#### What to produce:
Repeat every line of the data exactly, but not the pictures.

#### Data excerpt:

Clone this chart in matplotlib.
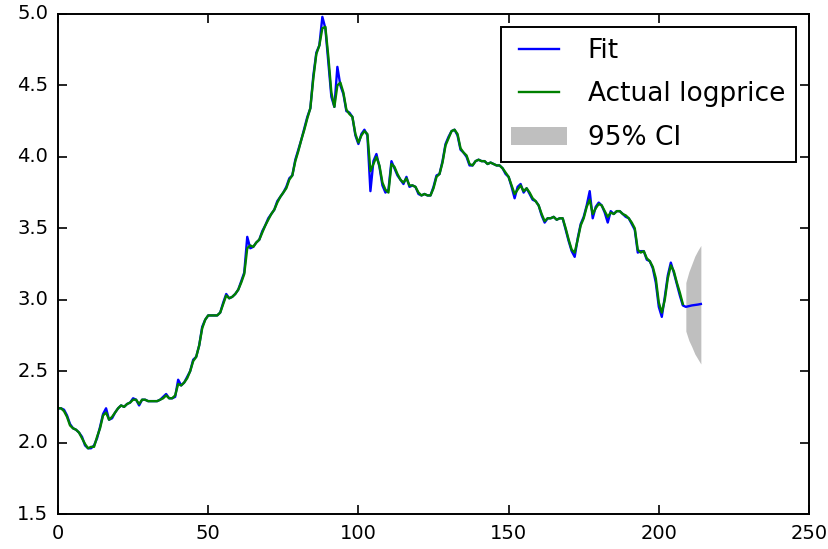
import matplotlib
matplotlib.use("Agg")
import matplotlib.pyplot as plt

# ---- data ----
actual_logprice = [
    2.24, 2.24, 2.22, 2.18, 2.12, 2.10, 2.09, 2.07, 2.03, 1.99,
    1.96, 1.97, 1.97, 2.04, 2.10, 2.19, 2.21, 2.16, 2.18, 2.21,
    2.24, 2.26, 2.25, 2.27, 2.28, 2.30, 2.30, 2.27, 2.30, 2.30,
    2.29, 2.29, 2.29, 2.29, 2.30, 2.31, 2.33, 2.31, 2.31, 2.33,
    2.41, 2.40, 2.42, 2.45, 2.50, 2.57, 2.60, 2.68, 2.80, 2.86,
    2.89, 2.89, 2.89, 2.89, 2.91, 2.97, 3.03, 3.01, 3.02, 3.04,
    3.07, 3.12, 3.18, 3.36, 3.38, 3.37, 3.40, 3.42, 3.47, 3.52,
    3.56, 3.60, 3.63, 3.68, 3.72, 3.75, 3.78, 3.84, 3.87, 3.97,
    4.04, 4.12, 4.19, 4.27, 4.34, 4.55, 4.72, 4.78, 4.90, 4.91,
    4.70, 4.45, 4.35, 4.50, 4.52, 4.45, 4.33, 4.30, 4.28, 4.16,
    4.10, 4.15, 4.18, 4.16, 3.90, 3.95, 4.00, 3.94, 3.82, 3.77,
    3.75, 3.95, 3.93, 3.88, 3.84, 3.82, 3.85, 3.80, 3.80, 3.79,
    3.75, 3.73, 3.74, 3.73, 3.73, 3.78, 3.86, 3.88, 3.96, 4.08,
    4.13, 4.18, 4.19, 4.16, 4.06, 4.03, 4.01, 3.95, 3.94, 3.97,
    3.98, 3.97, 3.97, 3.95, 3.96, 3.95, 3.94, 3.94, 3.92, 3.89,
    3.86, 3.80, 3.74, 3.77, 3.80, 3.76, 3.78, 3.75, 3.71, 3.69,
    3.66, 3.60, 3.55, 3.57, 3.57, 3.58, 3.56, 3.57, 3.57, 3.50,
    3.42, 3.35, 3.33, 3.42, 3.52, 3.57, 3.65, 3.70, 3.60, 3.64,
    3.67, 3.66, 3.62, 3.58, 3.61, 3.60, 3.62, 3.62, 3.60, 3.59,
    3.57, 3.54, 3.50, 3.35, 3.33, 3.34, 3.29, 3.27, 3.23, 3.15,
    2.98, 2.91, 3.00, 3.15, 3.24, 3.20, 3.12, 3.05, 2.97,
]

fit_logprice = [
    2.24, 2.24, 2.23, 2.19, 2.13, 2.10, 2.09, 2.07, 2.04, 1.98,
    1.96, 1.96, 1.98, 2.03, 2.11, 2.20, 2.24, 2.16, 2.17, 2.21,
    2.24, 2.26, 2.25, 2.27, 2.28, 2.31, 2.30, 2.26, 2.30, 2.30,
    2.29, 2.29, 2.29, 2.29, 2.30, 2.32, 2.34, 2.31, 2.31, 2.32,
    2.44, 2.40, 2.42, 2.46, 2.50, 2.58, 2.60, 2.68, 2.81, 2.86,
    2.89, 2.89, 2.89, 2.89, 2.91, 2.98, 3.04, 3.01, 3.02, 3.04,
    3.07, 3.13, 3.19, 3.44, 3.36, 3.37, 3.40, 3.42, 3.48, 3.52,
    3.57, 3.60, 3.63, 3.69, 3.72, 3.75, 3.79, 3.85, 3.87, 3.98,
    4.05, 4.12, 4.20, 4.28, 4.34, 4.57, 4.73, 4.78, 4.98, 4.90,
    4.66, 4.42, 4.35, 4.63, 4.50, 4.44, 4.32, 4.31, 4.28, 4.15,
    4.09, 4.16, 4.19, 4.15, 3.76, 3.97, 4.02, 3.93, 3.80, 3.75,
    3.77, 3.97, 3.92, 3.87, 3.84, 3.81, 3.86, 3.79, 3.80, 3.79,
    3.74, 3.73, 3.74, 3.73, 3.73, 3.79, 3.87, 3.88, 3.97, 4.09,
    4.14, 4.18, 4.19, 4.15, 4.05, 4.03, 4.00, 3.94, 3.94, 3.97,
    3.98, 3.97, 3.97, 3.95, 3.96, 3.95, 3.94, 3.94, 3.92, 3.88,
    3.86, 3.79, 3.71, 3.79, 3.81, 3.75, 3.78, 3.74, 3.70, 3.69,
    3.66, 3.59, 3.54, 3.57, 3.57, 3.58, 3.56, 3.57, 3.57, 3.49,
    3.41, 3.34, 3.30, 3.43, 3.53, 3.58, 3.66, 3.76, 3.57, 3.65,
    3.68, 3.66, 3.61, 3.54, 3.62, 3.60, 3.62, 3.62, 3.60, 3.58,
    3.57, 3.53, 3.49, 3.33, 3.34, 3.34, 3.28, 3.27, 3.22, 3.12,
    2.95, 2.88, 3.02, 3.17, 3.26, 3.19, 3.11, 3.03, 2.96,
    2.950, 2.955, 2.960, 2.963, 2.966, 2.970,
]

ci_index = [209, 210, 211, 212, 213, 214]
ci_lower = [2.78, 2.715, 2.67, 2.62, 2.585, 2.55]
ci_upper = [3.12, 3.195, 3.25, 3.305, 3.345, 3.38]

x_ticks = [0, 50, 100, 150, 200, 250]
y_ticks = [1.5, 2.0, 2.5, 3.0, 3.5, 4.0, 4.5, 5.0]

# ---- plot ----
plt.style.use("classic")
fig = plt.figure(figsize=(8.29, 5.49), dpi=100, facecolor="white")
ax = fig.add_axes([58 / 829, 1 - 514 / 549, (809 - 58) / 829, (514 - 14) / 549])

ax.plot(range(len(fit_logprice)), fit_logprice, color="blue", lw=1.7, label="Fit")
ax.plot(range(len(actual_logprice)), actual_logprice, color="green", lw=1.7,
        label="Actual logprice")
ax.fill_between(ci_index, ci_lower, ci_upper, color="gray", alpha=0.5, lw=0,
                label="95% CI")

ax.set_xlim(0, 250)
ax.set_ylim(1.5, 5.0)
ax.set_xticks(x_ticks)
ax.set_yticks(y_ticks)
ax.set_yticklabels([f"{v:.1f}" for v in y_ticks])
ax.tick_params(labelsize=14, length=6.5, width=1.2, direction="in",
               top=True, right=True, pad=7)
for s in ax.spines.values():
    s.set_linewidth(1.4)

leg = ax.legend(loc="upper right", fontsize=19, borderaxespad=0.5,
                handlelength=2.1, fancybox=False, frameon=True,
                labelspacing=0.67)
leg.get_frame().set_linewidth(1.4)
leg.get_frame().set_edgecolor("black")

fig.savefig("out.png", dpi=100, facecolor="white")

#### Expected output:
Clone this chart in matplotlib.
import matplotlib
matplotlib.use("Agg")
import matplotlib.pyplot as plt

# ---- data ----
actual_logprice = [
    2.24, 2.24, 2.22, 2.18, 2.12, 2.10, 2.09, 2.07, 2.03, 1.99,
    1.96, 1.97, 1.97, 2.04, 2.10, 2.19, 2.21, 2.16, 2.18, 2.21,
    2.24, 2.26, 2.25, 2.27, 2.28, 2.30, 2.30, 2.27, 2.30, 2.30,
    2.29, 2.29, 2.29, 2.29, 2.30, 2.31, 2.33, 2.31, 2.31, 2.33,
    2.41, 2.40, 2.42, 2.45, 2.50, 2.57, 2.60, 2.68, 2.80, 2.86,
    2.89, 2.89, 2.89, 2.89, 2.91, 2.97, 3.03, 3.01, 3.02, 3.04,
    3.07, 3.12, 3.18, 3.36, 3.38, 3.37, 3.40, 3.42, 3.47, 3.52,
    3.56, 3.60, 3.63, 3.68, 3.72, 3.75, 3.78, 3.84, 3.87, 3.97,
    4.04, 4.12, 4.19, 4.27, 4.34, 4.55, 4.72, 4.78, 4.90, 4.91,
    4.70, 4.45, 4.35, 4.50, 4.52, 4.45, 4.33, 4.30, 4.28, 4.16,
    4.10, 4.15, 4.18, 4.16, 3.90, 3.95, 4.00, 3.94, 3.82, 3.77,
    3.75, 3.95, 3.93, 3.88, 3.84, 3.82, 3.85, 3.80, 3.80, 3.79,
    3.75, 3.73, 3.74, 3.73, 3.73, 3.78, 3.86, 3.88, 3.96, 4.08,
    4.13, 4.18, 4.19, 4.16, 4.06, 4.03, 4.01, 3.95, 3.94, 3.97,
    3.98, 3.97, 3.97, 3.95, 3.96, 3.95, 3.94, 3.94, 3.92, 3.89,
    3.86, 3.80, 3.74, 3.77, 3.80, 3.76, 3.78, 3.75, 3.71, 3.69,
    3.66, 3.60, 3.55, 3.57, 3.57, 3.58, 3.56, 3.57, 3.57, 3.50,
    3.42, 3.35, 3.33, 3.42, 3.52, 3.57, 3.65, 3.70, 3.60, 3.64,
    3.67, 3.66, 3.62, 3.58, 3.61, 3.60, 3.62, 3.62, 3.60, 3.59,
    3.57, 3.54, 3.50, 3.35, 3.33, 3.34, 3.29, 3.27, 3.23, 3.15,
    2.98, 2.91, 3.00, 3.15, 3.24, 3.20, 3.12, 3.05, 2.97,
]

fit_logprice = [
    2.24, 2.24, 2.23, 2.19, 2.13, 2.10, 2.09, 2.07, 2.04, 1.98,
    1.96, 1.96, 1.98, 2.03, 2.11, 2.20, 2.24, 2.16, 2.17, 2.21,
    2.24, 2.26, 2.25, 2.27, 2.28, 2.31, 2.30, 2.26, 2.30, 2.30,
    2.29, 2.29, 2.29, 2.29, 2.30, 2.32, 2.34, 2.31, 2.31, 2.32,
    2.44, 2.40, 2.42, 2.46, 2.50, 2.58, 2.60, 2.68, 2.81, 2.86,
    2.89, 2.89, 2.89, 2.89, 2.91, 2.98, 3.04, 3.01, 3.02, 3.04,
    3.07, 3.13, 3.19, 3.44, 3.36, 3.37, 3.40, 3.42, 3.48, 3.52,
    3.57, 3.60, 3.63, 3.69, 3.72, 3.75, 3.79, 3.85, 3.87, 3.98,
    4.05, 4.12, 4.20, 4.28, 4.34, 4.57, 4.73, 4.78, 4.98, 4.90,
    4.66, 4.42, 4.35, 4.63, 4.50, 4.44, 4.32, 4.31, 4.28, 4.15,
    4.09, 4.16, 4.19, 4.15, 3.76, 3.97, 4.02, 3.93, 3.80, 3.75,
    3.77, 3.97, 3.92, 3.87, 3.84, 3.81, 3.86, 3.79, 3.80, 3.79,
    3.74, 3.73, 3.74, 3.73, 3.73, 3.79, 3.87, 3.88, 3.97, 4.09,
    4.14, 4.18, 4.19, 4.15, 4.05, 4.03, 4.00, 3.94, 3.94, 3.97,
    3.98, 3.97, 3.97, 3.95, 3.96, 3.95, 3.94, 3.94, 3.92, 3.88,
    3.86, 3.79, 3.71, 3.79, 3.81, 3.75, 3.78, 3.74, 3.70, 3.69,
    3.66, 3.59, 3.54, 3.57, 3.57, 3.58, 3.56, 3.57, 3.57, 3.49,
    3.41, 3.34, 3.30, 3.43, 3.53, 3.58, 3.66, 3.76, 3.57, 3.65,
    3.68, 3.66, 3.61, 3.54, 3.62, 3.60, 3.62, 3.62, 3.60, 3.58,
    3.57, 3.53, 3.49, 3.33, 3.34, 3.34, 3.28, 3.27, 3.22, 3.12,
    2.95, 2.88, 3.02, 3.17, 3.26, 3.19, 3.11, 3.03, 2.96,
    2.950, 2.955, 2.960, 2.963, 2.966, 2.970,
]

ci_index = [209, 210, 211, 212, 213, 214]
ci_lower = [2.78, 2.715, 2.67, 2.62, 2.585, 2.55]
ci_upper = [3.12, 3.195, 3.25, 3.305, 3.345, 3.38]

x_ticks = [0, 50, 100, 150, 200, 250]
y_ticks = [1.5, 2.0, 2.5, 3.0, 3.5, 4.0, 4.5, 5.0]

# ---- plot ----
plt.style.use("classic")
fig = plt.figure(figsize=(8.29, 5.49), dpi=100, facecolor="white")
ax = fig.add_axes([58 / 829, 1 - 514 / 549, (809 - 58) / 829, (514 - 14) / 549])

ax.plot(range(len(fit_logprice)), fit_logprice, color="blue", lw=1.7, label="Fit")
ax.plot(range(len(actual_logprice)), actual_logprice, color="green", lw=1.7,
        label="Actual logprice")
ax.fill_between(ci_index, ci_lower, ci_upper, color="gray", alpha=0.5, lw=0,
                label="95% CI")

ax.set_xlim(0, 250)
ax.set_ylim(1.5, 5.0)
ax.set_xticks(x_ticks)
ax.set_yticks(y_ticks)
ax.set_yticklabels([f"{v:.1f}" for v in y_ticks])
ax.tick_params(labelsize=14, length=6.5, width=1.2, direction="in",
               top=True, right=True, pad=7)
for s in ax.spines.values():
    s.set_linewidth(1.4)

leg = ax.legend(loc="upper right", fontsize=19, borderaxespad=0.5,
                handlelength=2.1, fancybox=False, frameon=True,
                labelspacing=0.67)
leg.get_frame().set_linewidth(1.4)
leg.get_frame().set_edgecolor("black")

fig.savefig("out.png", dpi=100, facecolor="white")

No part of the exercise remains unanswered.